I will fill in this gap, and the experiences within it at some point, but I have skipped to present day, two years or so on from that day, to reflect on the decision. It is hard to evaluate something that is effectively still in its youth, but some things I do know. Am I rich? Absolutely not. Successful? Far too soon to say. Did I get rid of that side job that I hated so much? Unfortunately not, although I am on reduced hours. In truth, it would be a lie not to admit there are still days where I wish I just had a 9–5 design related job, that would find my workload for me and provide me with schedules, targets and deadlines. Fuck, I still regularly glance at job sites, curious as to whether there is a better opportunity for me (again, I love to doubt myself).
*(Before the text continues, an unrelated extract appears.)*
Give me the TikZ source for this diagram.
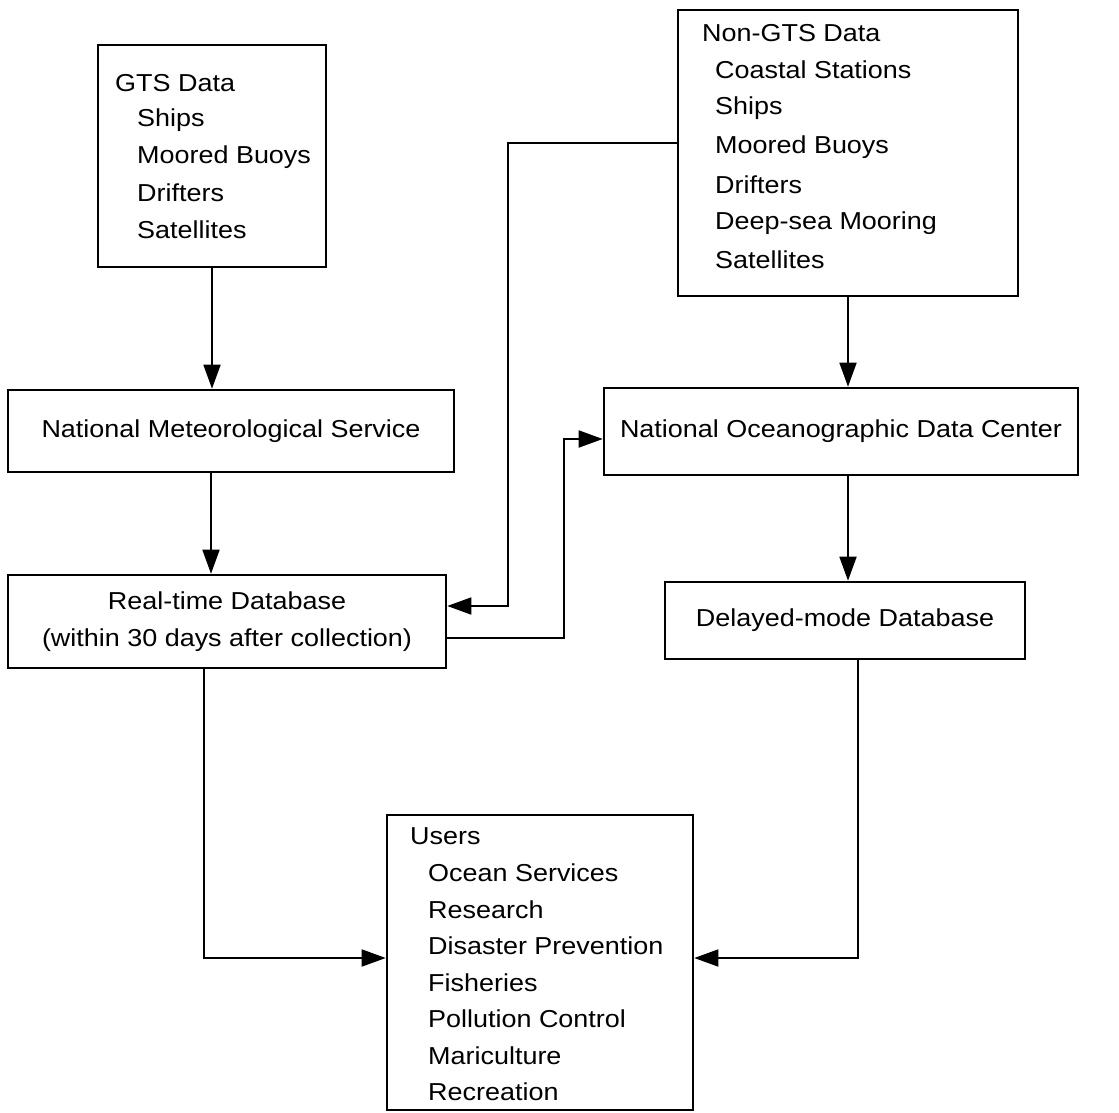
\documentclass[tikz,border=0pt]{standalone}
\usepackage{fontspec}
\setmainfont[FakeStretch=1.1]{Liberation Sans}
\usetikzlibrary{arrows.meta}
\begin{document}
\begin{tikzpicture}[x=1pt,y=-1pt,
  box/.style={draw,line width=2.6pt,inner sep=0pt},
  lbl/.style={inner sep=0pt,font=\fontsize{24.5}{37}\selectfont},
  conn/.style={line width=1.8pt,-{Triangle[length=24pt,width=17pt]}}]
\useasboundingbox (0,0) rectangle (1119,1113);
% boxes
\node[box,minimum width=228pt,minimum height=222pt] (gts) at (212,156) {};
\node[box,minimum width=340pt,minimum height=286pt] (ngts) at (848,153) {};
\node[box,minimum width=446pt,minimum height=82pt] (nms) at (231,431) {};
\node[box,minimum width=474pt,minimum height=87pt] (nodc) at (841,431.5) {};
\node[box,minimum width=438pt,minimum height=93pt] (rt) at (227,621.5) {};
\node[box,minimum width=360pt,minimum height=77pt] (dm) at (845,620.5) {};
\node[box,minimum width=306pt,minimum height=295pt] (users) at (540,962.5) {};
% texts
\node[lbl,anchor=west] (t1) at (115,83) {GTS Data};
\node[lbl,anchor=west] (t2) at (137,120) {Ships};
\node[lbl,anchor=west] (t3) at (137,157) {Moored Buoys};
\node[lbl,anchor=west] (t4) at (137,193) {Drifters};
\node[lbl,anchor=west] (t5) at (137,230) {Satellites};
\node[lbl,anchor=west] (n1) at (702,33) {Non-GTS Data};
\node[lbl,anchor=west] (n2) at (715,70) {Coastal Stations};
\node[lbl,anchor=west] (n3) at (715,108) {Ships};
\node[lbl,anchor=west] (n4) at (715,147) {Moored Buoys};
\node[lbl,anchor=west] (n5) at (715,185) {Drifters};
\node[lbl,anchor=west] (n6) at (715,223) {Deep-sea Mooring};
\node[lbl,anchor=west] (n7) at (715,260) {Satellites};
\node[lbl] (nmst) at (nms.center) {National Meteorological Service};
\node[lbl] (nodct) at (nodc.center) {National Oceanographic Data Center};
\node[lbl,align=center] (rtt) at (rt.center) {Real-time Database\\(within 30 days after collection)};
\node[lbl] (dmt) at (dm.center) {Delayed-mode Database};
\node[lbl,anchor=west] (u0) at (410,836) {Users};
\node[lbl,anchor=west] (u1) at (428,873) {Ocean Services};
\node[lbl,anchor=west] (u2) at (428,909.5) {Research};
\node[lbl,anchor=west] (u3) at (428,946) {Disaster Prevention};
\node[lbl,anchor=west] (u4) at (428,982.5) {Fisheries};
\node[lbl,anchor=west] (u5) at (428,1019) {Pollution Control};
\node[lbl,anchor=west] (u6) at (428,1055.5) {Mariculture};
\node[lbl,anchor=west] (u7) at (428,1092) {Recreation};
% connectors
\draw[conn] (gts.south) -- (gts.south |- nms.north);
\draw[conn] (nms.south -| 211,0) -- (rt.north -| 211,0);
\draw[conn] (ngts.south) -- (ngts.south |- nodc.north);
\draw[conn] (nodc.south -| 848,0) -- (dm.north -| 848,0);
\draw[conn] (ngts.west |- 0,143) -| (508,606) -- (rt.east |- 0,606);
\draw[conn] (rt.east |- 0,638) -| (564,439) -- (nodc.west |- 0,439);
\draw[conn] (rt.south -| 204,0) |- (users.west |- 0,958);
\draw[conn] (dm.south -| 858,0) |- (users.east |- 0,958);
\end{tikzpicture}
\end{document}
It is not all doom and gloom, however, and there have been many positives gained from the experience. Further, I have learned an unbelievable amount, in terms of both life lessons and skills, and what I can say with certainty is that I have made steady progress, and as the projects and commissions continue to roll in, and the client list continues to expand, something that had started as a seed is now beginning to blossom. I am proud of what I have achieved so far with my startup journey, and although it wasn’t born out of a lifelong desire, or the golden ticket of ideas, and was more influenced by a desperate lack of opportunities, confidence and a fear of never realising my potential, I am beginning to believe it may have been the right choice all along.
My advice to others? It could also be the best decision for you. If the job market’s saving it’s open arms for everyone but you, give it the finger and start yourself a start up. You may never look back. (well, you won’t on good days.)